**TASK PROMPT**. Line by line, repeat the data below exactly, beginning at the first line and ending at the line with "158.5, bottom: 909". Omit pictures.
# # #
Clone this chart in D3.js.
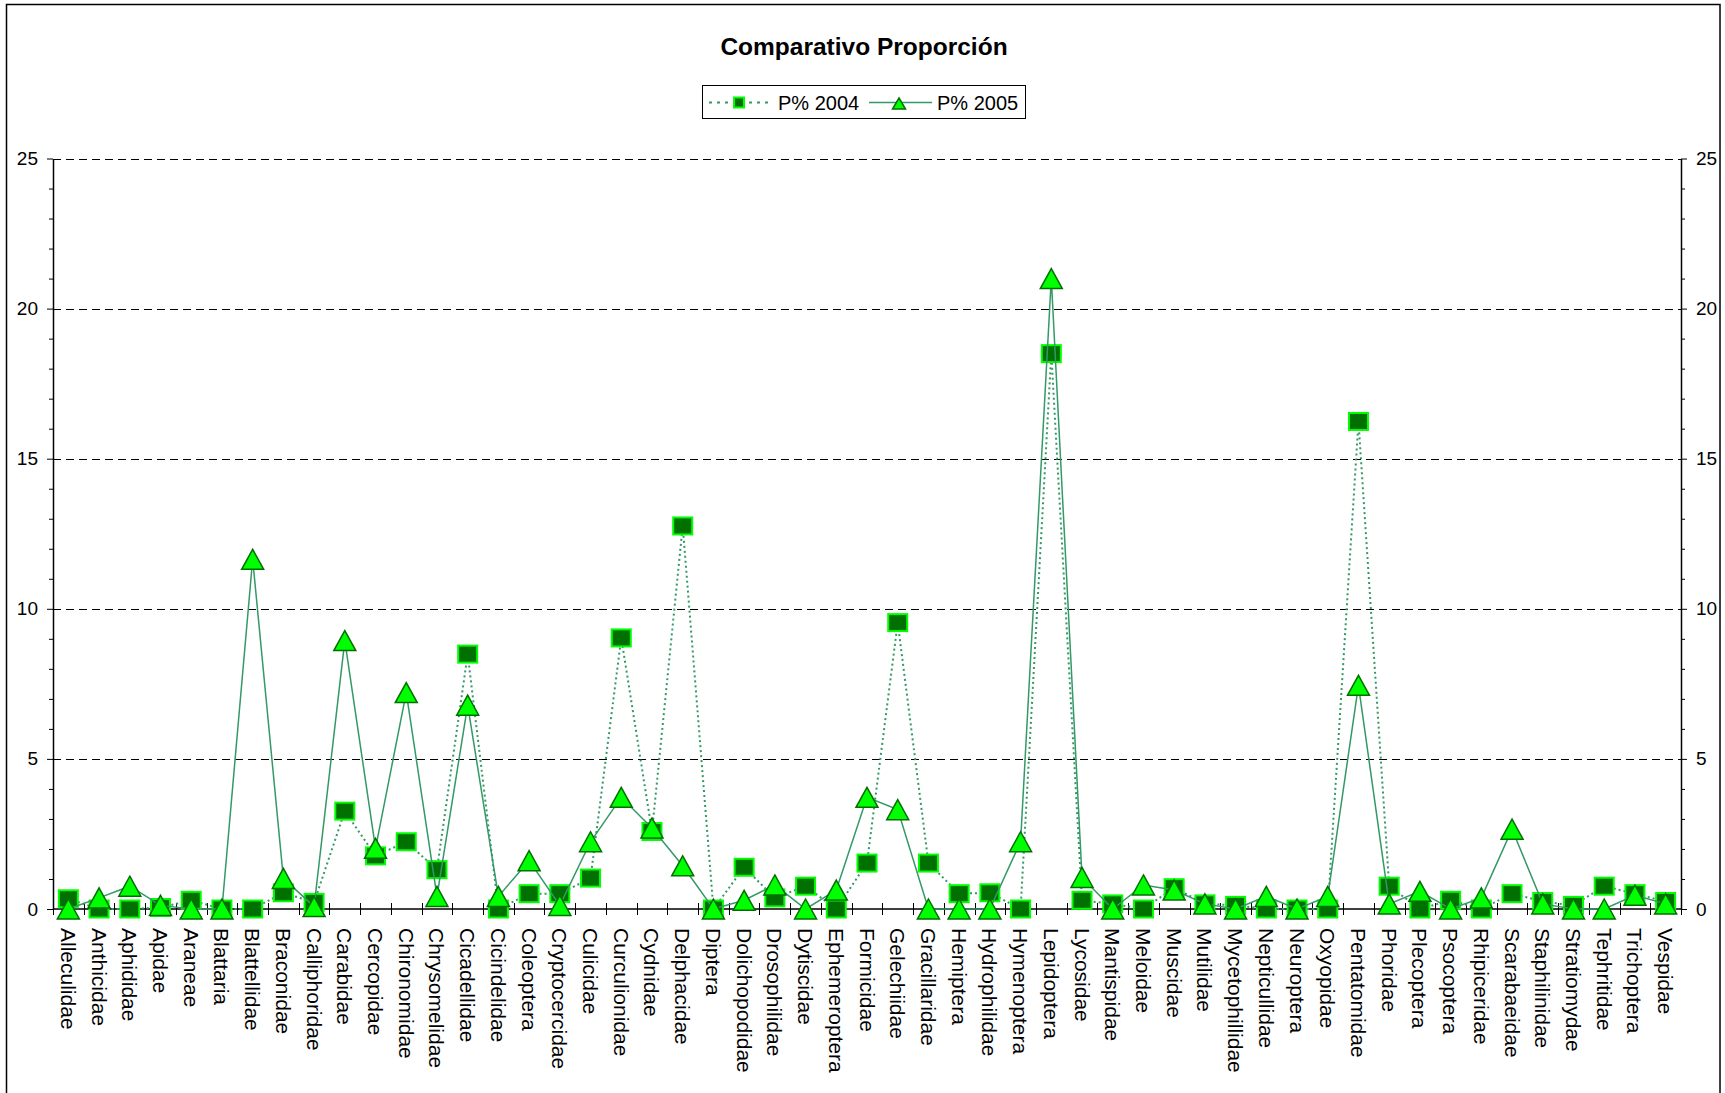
<!DOCTYPE html>
<html>
<head>
<meta charset="utf-8">
<script src="https://cdn.jsdelivr.net/npm/d3@7"></script>
<style>
  html, body { margin: 0; padding: 0; background: #ffffff; }
  svg { display: block; font-family: "Liberation Sans", Arial, sans-serif; }
</style>
</head>
<body>
<svg id="chart" width="1725" height="1093"></svg>
<script>
// Insect families (x categories)
const categories = [
  "Alleculidae", "Anthicidae", "Aphididae", "Apidae", "Araneae", "Blattaria",
  "Blattellidae", "Braconidae", "Calliphoridae", "Carabidae", "Cercopidae",
  "Chironomidae", "Chrysomelidae", "Cicadellidae", "Cicindelidae", "Coleoptera",
  "Cryptocercidae", "Culicidae", "Curculionidae", "Cydnidae", "Delphacidae",
  "Diptera", "Dolichopodidae", "Drosophilidae", "Dytiscidae", "Ephemeroptera",
  "Formicidae", "Gelechiidae", "Gracillaridae", "Hemiptera", "Hydrophilidae",
  "Hymenoptera", "Lepidoptera", "Lycosidae", "Mantispidae", "Meloidae",
  "Muscidae", "Mutilidae", "Mycetophillidae", "Nepticullidae", "Neuroptera",
  "Oxyopidae", "Pentatomidae", "Phoridae", "Plecoptera", "Psocoptera",
  "Rhipiceridae", "Scarabaeidae", "Staphilinidae", "Stratiomydae",
  "Tephritidae", "Trichoptera", "Vespidae"
];

// Proportion (%) per family, 2004
const p2004 = [
  0.34, 0, 0, 0.05, 0.29, 0, 0, 0.54, 0.22, 3.26, 1.77,
  2.24, 1.31, 8.49, 0, 0.51, 0.51, 1.03, 9.03, 2.58, 12.76,
  0, 1.39, 0.37, 0.76, 0, 1.53, 9.54, 1.53, 0.51, 0.54,
  0, 18.5, 0.29, 0.17, 0, 0.71, 0.17, 0.12, 0, 0,
  0, 16.24, 0.76, 0, 0.29, 0, 0.51, 0.25, 0.12, 0.76, 0.51, 0.25
];

// Proportion (%) per family, 2005
const p2005 = [
  0, 0.37, 0.76, 0.12, 0, 0, 11.65, 1.02, 0.08, 8.94, 2.02,
  7.21, 0.42, 6.79, 0.42, 1.61, 0.12, 2.24, 3.72, 2.70, 1.44,
  0, 0.29, 0.80, 0, 0.63, 3.72, 3.31, 0, 0, 0,
  2.24, 21.0, 1.05, 0, 0.80, 0.63, 0.17, 0, 0.42, 0,
  0.42, 7.45, 0.17, 0.59, 0, 0.37, 2.66, 0.17, 0, 0, 0.46, 0.17
];

const seriesNames = ["P% 2004", "P% 2005"];
const yMajorTicks = [0, 5, 10, 15, 20, 25];
const chartTitle = "Comparativo Proporción";

const svg = d3.select("#chart");
const lineColor = "#339966";
const squareFill = "#007000";
const squareStroke = "#00ff00";
const triFill = "#00ff00";
const triStroke = "#007000";

const plot = { left: 53, right: 1681, top: 158.5, bottom: 909 };

const x = d3.scaleBand().domain(categories).range([plot.left, plot.right]).padding(0);
const y = d3.scaleLinear().domain([0, 25]).range([plot.bottom, plot.top]);
const cx = c => x(c) + x.bandwidth() / 2;

// outer frame
svg.append("rect").attr("x", 0).attr("y", 0).attr("width", 1725).attr("height", 1093).attr("fill", "#fff");
svg.append("rect")
  .attr("x", 6.5).attr("y", 4.5).attr("width", 1713.5).attr("height", 1100)
  .attr("fill", "none").attr("stroke", "#000").attr("stroke-width", 1.5);

// title
svg.append("text")
  .attr("x", 864).attr("y", 55)
  .attr("text-anchor", "middle")
  .attr("font-weight", "bold").attr("font-size", 24.5)
  .text(chartTitle);

// horizontal dashed grid
svg.append("g").selectAll("line")
  .data(yMajorTicks.filter(v => v > 0))
  .join("line")
  .attr("x1", plot.left).attr("x2", plot.right)
  .attr("y1", d => Math.round(y(d)) + 0.5).attr("y2", d => Math.round(y(d)) + 0.5)
  .attr("stroke", "#000").attr("stroke-width", 1)
  .attr("stroke-dasharray", "8,5");

// left y axis
const leftAxis = d3.axisLeft(y).tickValues(yMajorTicks).tickSize(6).tickSizeOuter(0).tickFormat(d3.format("d"));
const gl = svg.append("g").attr("transform", `translate(${plot.left},0)`).call(leftAxis);
gl.select(".domain").attr("stroke", "#000").attr("stroke-width", 1.5);
gl.selectAll(".tick line").attr("stroke", "#000");
gl.selectAll(".tick text").attr("font-size", 19).attr("font-family", "Liberation Sans, Arial, sans-serif")
  .attr("fill", "#000").attr("x", -15);
const leftMinor = d3.axisLeft(y).tickValues(d3.range(0, 26).filter(v => v % 5 !== 0)).tickSize(4).tickFormat("");
const glm = svg.append("g").attr("transform", `translate(${plot.left},0)`).call(leftMinor);
glm.select(".domain").remove();

// right y axis
const rightAxis = d3.axisRight(y).tickValues(yMajorTicks).tickSize(6).tickSizeOuter(0).tickFormat(d3.format("d"));
const gr = svg.append("g").attr("transform", `translate(${plot.right},0)`).call(rightAxis);
gr.select(".domain").attr("stroke", "#000").attr("stroke-width", 1.5);
gr.selectAll(".tick text").attr("font-size", 19).attr("font-family", "Liberation Sans, Arial, sans-serif")
  .attr("fill", "#000").attr("x", 15);
const rightMinor = d3.axisRight(y).tickValues(d3.range(0, 26).filter(v => v % 5 !== 0)).tickSize(4).tickFormat("");
const grm = svg.append("g").attr("transform", `translate(${plot.right},0)`).call(rightMinor);
grm.select(".domain").remove();

// x axis line with cross ticks at category boundaries
const xAxisG = svg.append("g");
xAxisG.append("line")
  .attr("x1", plot.left).attr("x2", plot.right)
  .attr("y1", y(0)).attr("y2", y(0))
  .attr("stroke", "#000").attr("stroke-width", 1.5);
const boundaries = categories.map(c => x(c)).concat([x(categories[categories.length - 1]) + x.bandwidth()]);
xAxisG.selectAll("line.xt").data(boundaries).join("line")
  .attr("class", "xt")
  .attr("x1", d => Math.round(d) + 0.5).attr("x2", d => Math.round(d) + 0.5)
  .attr("y1", y(0) - 6).attr("y2", y(0) + 6)
  .attr("stroke", "#000").attr("stroke-width", 1);

// category labels, rotated to read downward
xAxisG.selectAll("text").data(categories).join("text")
  .attr("transform", d => `translate(${cx(d)},${y(0) + 19}) rotate(90)`)
  .attr("dominant-baseline", "central")
  .attr("font-size", 21)
  .attr("fill", "#000")
  .text(d => d);

// marker shapes
const triPath = (w, h) => `M0,${-h / 2}L${w / 2},${h / 2}L${-w / 2},${h / 2}Z`;

function drawSquare(g, px, py, w, h) {
  g.append("rect")
    .attr("x", px - w / 2).attr("y", py - h / 2)
    .attr("width", w).attr("height", h)
    .attr("fill", squareFill).attr("stroke", squareStroke).attr("stroke-width", 2);
}
function drawTriangle(g, px, py, w, h) {
  g.append("path")
    .attr("d", triPath(w, h))
    .attr("transform", `translate(${px},${py})`)
    .attr("fill", triFill).attr("stroke", triStroke).attr("stroke-width", 1.5);
}

const line = d3.line().x(d => cx(d.c)).y(d => y(d.v));
const data2004 = categories.map((c, i) => ({ c, v: p2004[i] }));
const data2005 = categories.map((c, i) => ({ c, v: p2005[i] }));

// 2004: dotted line with square markers
const s1 = svg.append("g");
s1.append("path").datum(data2004).attr("d", line)
  .attr("fill", "none").attr("stroke", lineColor).attr("stroke-width", 2)
  .attr("stroke-dasharray", "2,3");
data2004.forEach(d => drawSquare(s1, cx(d.c), y(d.v), 19, 17));

// 2005: solid line with triangle markers
const s2 = svg.append("g");
s2.append("path").datum(data2005).attr("d", line)
  .attr("fill", "none").attr("stroke", lineColor).attr("stroke-width", 1.5);
data2005.forEach(d => drawTriangle(s2, cx(d.c), y(d.v), 22, 20));

// legend
const lg = svg.append("g");
lg.append("rect").attr("x", 702.5).attr("y", 85.5).attr("width", 323).attr("height", 33)
  .attr("fill", "#fff").attr("stroke", "#000").attr("stroke-width", 1);
const ly = 102.5;
lg.append("line").attr("x1", 709).attr("x2", 769).attr("y1", ly).attr("y2", ly)
  .attr("stroke", lineColor).attr("stroke-width", 2).attr("stroke-dasharray", "3,5");
drawSquare(lg, 739, ly, 10, 10);
lg.append("text").attr("x", 778).attr("y", ly + 7).attr("font-size", 20).text(seriesNames[0]);
lg.append("line").attr("x1", 869).attr("x2", 932).attr("y1", ly).attr("y2", ly)
  .attr("stroke", lineColor).attr("stroke-width", 1.5);
drawTriangle(lg, 899, ly + 1, 13, 11);
lg.append("text").attr("x", 937).attr("y", ly + 7).attr("font-size", 20).text(seriesNames[1]);
</script>
</body>
</html>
# # #
**COMPLETE RESPONSE**.
Clone this chart in D3.js.
<!DOCTYPE html>
<html>
<head>
<meta charset="utf-8">
<script src="https://cdn.jsdelivr.net/npm/d3@7"></script>
<style>
  html, body { margin: 0; padding: 0; background: #ffffff; }
  svg { display: block; font-family: "Liberation Sans", Arial, sans-serif; }
</style>
</head>
<body>
<svg id="chart" width="1725" height="1093"></svg>
<script>
// Insect families (x categories)
const categories = [
  "Alleculidae", "Anthicidae", "Aphididae", "Apidae", "Araneae", "Blattaria",
  "Blattellidae", "Braconidae", "Calliphoridae", "Carabidae", "Cercopidae",
  "Chironomidae", "Chrysomelidae", "Cicadellidae", "Cicindelidae", "Coleoptera",
  "Cryptocercidae", "Culicidae", "Curculionidae", "Cydnidae", "Delphacidae",
  "Diptera", "Dolichopodidae", "Drosophilidae", "Dytiscidae", "Ephemeroptera",
  "Formicidae", "Gelechiidae", "Gracillaridae", "Hemiptera", "Hydrophilidae",
  "Hymenoptera", "Lepidoptera", "Lycosidae", "Mantispidae", "Meloidae",
  "Muscidae", "Mutilidae", "Mycetophillidae", "Nepticullidae", "Neuroptera",
  "Oxyopidae", "Pentatomidae", "Phoridae", "Plecoptera", "Psocoptera",
  "Rhipiceridae", "Scarabaeidae", "Staphilinidae", "Stratiomydae",
  "Tephritidae", "Trichoptera", "Vespidae"
];

// Proportion (%) per family, 2004
const p2004 = [
  0.34, 0, 0, 0.05, 0.29, 0, 0, 0.54, 0.22, 3.26, 1.77,
  2.24, 1.31, 8.49, 0, 0.51, 0.51, 1.03, 9.03, 2.58, 12.76,
  0, 1.39, 0.37, 0.76, 0, 1.53, 9.54, 1.53, 0.51, 0.54,
  0, 18.5, 0.29, 0.17, 0, 0.71, 0.17, 0.12, 0, 0,
  0, 16.24, 0.76, 0, 0.29, 0, 0.51, 0.25, 0.12, 0.76, 0.51, 0.25
];

// Proportion (%) per family, 2005
const p2005 = [
  0, 0.37, 0.76, 0.12, 0, 0, 11.65, 1.02, 0.08, 8.94, 2.02,
  7.21, 0.42, 6.79, 0.42, 1.61, 0.12, 2.24, 3.72, 2.70, 1.44,
  0, 0.29, 0.80, 0, 0.63, 3.72, 3.31, 0, 0, 0,
  2.24, 21.0, 1.05, 0, 0.80, 0.63, 0.17, 0, 0.42, 0,
  0.42, 7.45, 0.17, 0.59, 0, 0.37, 2.66, 0.17, 0, 0, 0.46, 0.17
];

const seriesNames = ["P% 2004", "P% 2005"];
const yMajorTicks = [0, 5, 10, 15, 20, 25];
const chartTitle = "Comparativo Proporción";

const svg = d3.select("#chart");
const lineColor = "#339966";
const squareFill = "#007000";
const squareStroke = "#00ff00";
const triFill = "#00ff00";
const triStroke = "#007000";

const plot = { left: 53, right: 1681, top: 158.5, bottom: 909 };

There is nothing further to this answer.